- [EXERCISE INSTRUCTIONS] Copy out all the lines exactly. Omit pictures.

- [RAW DATA]

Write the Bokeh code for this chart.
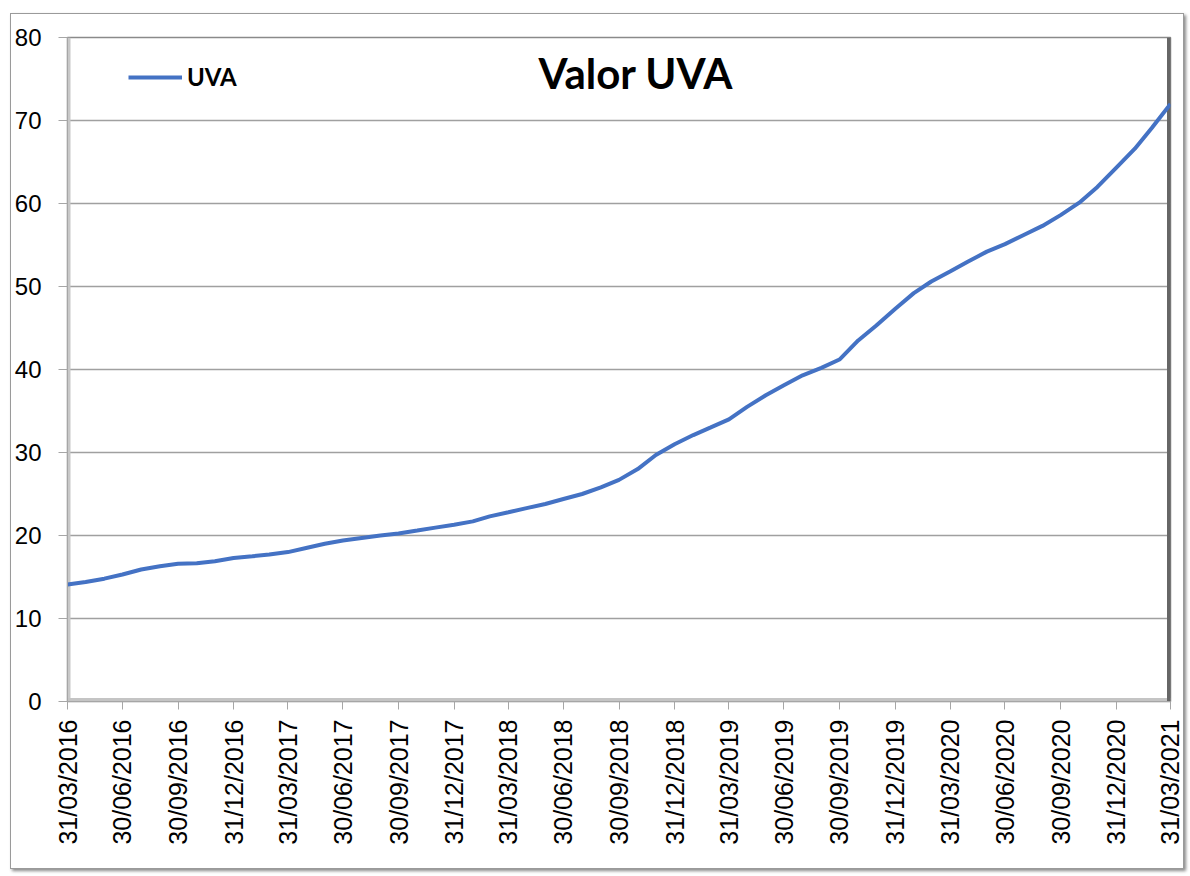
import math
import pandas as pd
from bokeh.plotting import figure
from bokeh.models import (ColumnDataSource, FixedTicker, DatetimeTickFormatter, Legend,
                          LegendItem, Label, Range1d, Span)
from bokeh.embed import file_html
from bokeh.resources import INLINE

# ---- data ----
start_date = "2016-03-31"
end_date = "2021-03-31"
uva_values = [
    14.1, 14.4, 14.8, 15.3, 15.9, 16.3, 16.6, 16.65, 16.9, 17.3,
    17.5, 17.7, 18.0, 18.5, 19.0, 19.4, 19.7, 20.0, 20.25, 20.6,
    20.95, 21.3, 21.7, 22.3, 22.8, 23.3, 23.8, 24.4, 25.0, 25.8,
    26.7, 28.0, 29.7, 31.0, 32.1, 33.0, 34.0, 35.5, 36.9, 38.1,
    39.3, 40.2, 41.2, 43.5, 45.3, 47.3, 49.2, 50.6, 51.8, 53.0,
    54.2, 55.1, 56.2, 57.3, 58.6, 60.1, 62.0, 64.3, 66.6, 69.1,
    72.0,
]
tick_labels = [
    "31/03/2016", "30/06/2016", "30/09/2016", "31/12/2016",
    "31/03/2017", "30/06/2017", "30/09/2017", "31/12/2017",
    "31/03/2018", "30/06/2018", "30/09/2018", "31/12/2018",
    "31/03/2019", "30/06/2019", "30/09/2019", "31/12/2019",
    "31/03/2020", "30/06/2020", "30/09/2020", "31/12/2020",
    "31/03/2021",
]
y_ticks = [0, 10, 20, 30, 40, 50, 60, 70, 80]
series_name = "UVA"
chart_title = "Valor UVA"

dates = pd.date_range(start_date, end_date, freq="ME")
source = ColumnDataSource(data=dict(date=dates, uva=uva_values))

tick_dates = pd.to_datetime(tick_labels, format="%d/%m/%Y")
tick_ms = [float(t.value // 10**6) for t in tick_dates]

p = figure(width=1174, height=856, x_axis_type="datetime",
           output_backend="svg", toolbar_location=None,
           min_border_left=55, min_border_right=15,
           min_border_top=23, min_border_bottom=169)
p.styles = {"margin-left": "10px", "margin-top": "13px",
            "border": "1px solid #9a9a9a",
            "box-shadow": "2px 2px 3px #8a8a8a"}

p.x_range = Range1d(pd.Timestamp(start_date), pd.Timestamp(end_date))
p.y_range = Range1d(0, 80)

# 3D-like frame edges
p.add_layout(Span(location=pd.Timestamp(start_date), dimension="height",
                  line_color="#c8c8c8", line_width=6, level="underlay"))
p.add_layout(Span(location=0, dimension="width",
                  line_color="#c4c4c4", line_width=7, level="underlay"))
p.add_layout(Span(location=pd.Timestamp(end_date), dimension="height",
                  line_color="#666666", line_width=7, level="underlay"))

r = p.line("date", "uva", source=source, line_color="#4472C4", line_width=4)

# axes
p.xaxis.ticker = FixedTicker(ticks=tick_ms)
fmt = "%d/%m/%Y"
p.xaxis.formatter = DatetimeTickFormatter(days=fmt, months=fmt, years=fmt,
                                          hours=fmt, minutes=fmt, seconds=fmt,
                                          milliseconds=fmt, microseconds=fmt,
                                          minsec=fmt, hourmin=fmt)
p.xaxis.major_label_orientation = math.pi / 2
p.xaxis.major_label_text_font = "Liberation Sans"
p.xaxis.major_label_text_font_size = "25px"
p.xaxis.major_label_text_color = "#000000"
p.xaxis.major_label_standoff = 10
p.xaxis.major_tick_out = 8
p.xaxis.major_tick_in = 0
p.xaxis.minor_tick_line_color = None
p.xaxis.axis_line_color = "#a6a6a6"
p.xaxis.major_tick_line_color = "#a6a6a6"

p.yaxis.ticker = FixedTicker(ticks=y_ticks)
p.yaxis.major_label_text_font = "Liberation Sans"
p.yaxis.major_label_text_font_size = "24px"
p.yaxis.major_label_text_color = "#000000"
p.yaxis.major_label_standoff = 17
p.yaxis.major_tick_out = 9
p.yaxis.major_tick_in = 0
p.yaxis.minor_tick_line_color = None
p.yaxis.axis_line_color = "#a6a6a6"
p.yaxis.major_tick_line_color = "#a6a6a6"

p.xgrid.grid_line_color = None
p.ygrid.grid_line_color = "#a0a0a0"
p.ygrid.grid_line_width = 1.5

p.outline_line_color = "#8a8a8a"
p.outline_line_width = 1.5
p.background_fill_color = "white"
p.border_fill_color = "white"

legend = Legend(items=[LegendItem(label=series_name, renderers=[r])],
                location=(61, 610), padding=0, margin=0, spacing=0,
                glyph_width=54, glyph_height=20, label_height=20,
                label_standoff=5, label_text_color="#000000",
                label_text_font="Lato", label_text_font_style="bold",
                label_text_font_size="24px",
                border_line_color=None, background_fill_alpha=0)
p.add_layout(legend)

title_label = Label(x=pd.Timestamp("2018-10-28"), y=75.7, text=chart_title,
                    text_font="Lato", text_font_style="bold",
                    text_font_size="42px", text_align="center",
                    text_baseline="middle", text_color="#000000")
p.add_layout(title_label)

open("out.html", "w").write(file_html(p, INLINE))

- [WRITTEN RESPONSE]
Write the Bokeh code for this chart.
import math
import pandas as pd
from bokeh.plotting import figure
from bokeh.models import (ColumnDataSource, FixedTicker, DatetimeTickFormatter, Legend,
                          LegendItem, Label, Range1d, Span)
from bokeh.embed import file_html
from bokeh.resources import INLINE

# ---- data ----
start_date = "2016-03-31"
end_date = "2021-03-31"
uva_values = [
    14.1, 14.4, 14.8, 15.3, 15.9, 16.3, 16.6, 16.65, 16.9, 17.3,
    17.5, 17.7, 18.0, 18.5, 19.0, 19.4, 19.7, 20.0, 20.25, 20.6,
    20.95, 21.3, 21.7, 22.3, 22.8, 23.3, 23.8, 24.4, 25.0, 25.8,
    26.7, 28.0, 29.7, 31.0, 32.1, 33.0, 34.0, 35.5, 36.9, 38.1,
    39.3, 40.2, 41.2, 43.5, 45.3, 47.3, 49.2, 50.6, 51.8, 53.0,
    54.2, 55.1, 56.2, 57.3, 58.6, 60.1, 62.0, 64.3, 66.6, 69.1,
    72.0,
]
tick_labels = [
    "31/03/2016", "30/06/2016", "30/09/2016", "31/12/2016",
    "31/03/2017", "30/06/2017", "30/09/2017", "31/12/2017",
    "31/03/2018", "30/06/2018", "30/09/2018", "31/12/2018",
    "31/03/2019", "30/06/2019", "30/09/2019", "31/12/2019",
    "31/03/2020", "30/06/2020", "30/09/2020", "31/12/2020",
    "31/03/2021",
]
y_ticks = [0, 10, 20, 30, 40, 50, 60, 70, 80]
series_name = "UVA"
chart_title = "Valor UVA"

dates = pd.date_range(start_date, end_date, freq="ME")
source = ColumnDataSource(data=dict(date=dates, uva=uva_values))

tick_dates = pd.to_datetime(tick_labels, format="%d/%m/%Y")
tick_ms = [float(t.value // 10**6) for t in tick_dates]

p = figure(width=1174, height=856, x_axis_type="datetime",
           output_backend="svg", toolbar_location=None,
           min_border_left=55, min_border_right=15,
           min_border_top=23, min_border_bottom=169)
p.styles = {"margin-left": "10px", "margin-top": "13px",
            "border": "1px solid #9a9a9a",
            "box-shadow": "2px 2px 3px #8a8a8a"}

p.x_range = Range1d(pd.Timestamp(start_date), pd.Timestamp(end_date))
p.y_range = Range1d(0, 80)

# 3D-like frame edges
p.add_layout(Span(location=pd.Timestamp(start_date), dimension="height",
                  line_color="#c8c8c8", line_width=6, level="underlay"))
p.add_layout(Span(location=0, dimension="width",
                  line_color="#c4c4c4", line_width=7, level="underlay"))
p.add_layout(Span(location=pd.Timestamp(end_date), dimension="height",
                  line_color="#666666", line_width=7, level="underlay"))

r = p.line("date", "uva", source=source, line_color="#4472C4", line_width=4)

# axes
p.xaxis.ticker = FixedTicker(ticks=tick_ms)
fmt = "%d/%m/%Y"
p.xaxis.formatter = DatetimeTickFormatter(days=fmt, months=fmt, years=fmt,
                                          hours=fmt, minutes=fmt, seconds=fmt,
                                          milliseconds=fmt, microseconds=fmt,
                                          minsec=fmt, hourmin=fmt)
p.xaxis.major_label_orientation = math.pi / 2
p.xaxis.major_label_text_font = "Liberation Sans"
p.xaxis.major_label_text_font_size = "25px"
p.xaxis.major_label_text_color = "#000000"
p.xaxis.major_label_standoff = 10
p.xaxis.major_tick_out = 8
p.xaxis.major_tick_in = 0
p.xaxis.minor_tick_line_color = None
p.xaxis.axis_line_color = "#a6a6a6"
p.xaxis.major_tick_line_color = "#a6a6a6"

p.yaxis.ticker = FixedTicker(ticks=y_ticks)
p.yaxis.major_label_text_font = "Liberation Sans"
p.yaxis.major_label_text_font_size = "24px"
p.yaxis.major_label_text_color = "#000000"
p.yaxis.major_label_standoff = 17
p.yaxis.major_tick_out = 9
p.yaxis.major_tick_in = 0
p.yaxis.minor_tick_line_color = None
p.yaxis.axis_line_color = "#a6a6a6"
p.yaxis.major_tick_line_color = "#a6a6a6"

p.xgrid.grid_line_color = None
p.ygrid.grid_line_color = "#a0a0a0"
p.ygrid.grid_line_width = 1.5

p.outline_line_color = "#8a8a8a"
p.outline_line_width = 1.5
p.background_fill_color = "white"
p.border_fill_color = "white"

legend = Legend(items=[LegendItem(label=series_name, renderers=[r])],
                location=(61, 610), padding=0, margin=0, spacing=0,
                glyph_width=54, glyph_height=20, label_height=20,
                label_standoff=5, label_text_color="#000000",
                label_text_font="Lato", label_text_font_style="bold",
                label_text_font_size="24px",
                border_line_color=None, background_fill_alpha=0)
p.add_layout(legend)

title_label = Label(x=pd.Timestamp("2018-10-28"), y=75.7, text=chart_title,
                    text_font="Lato", text_font_style="bold",
                    text_font_size="42px", text_align="center",
                    text_baseline="middle", text_color="#000000")
p.add_layout(title_label)

open("out.html", "w").write(file_html(p, INLINE))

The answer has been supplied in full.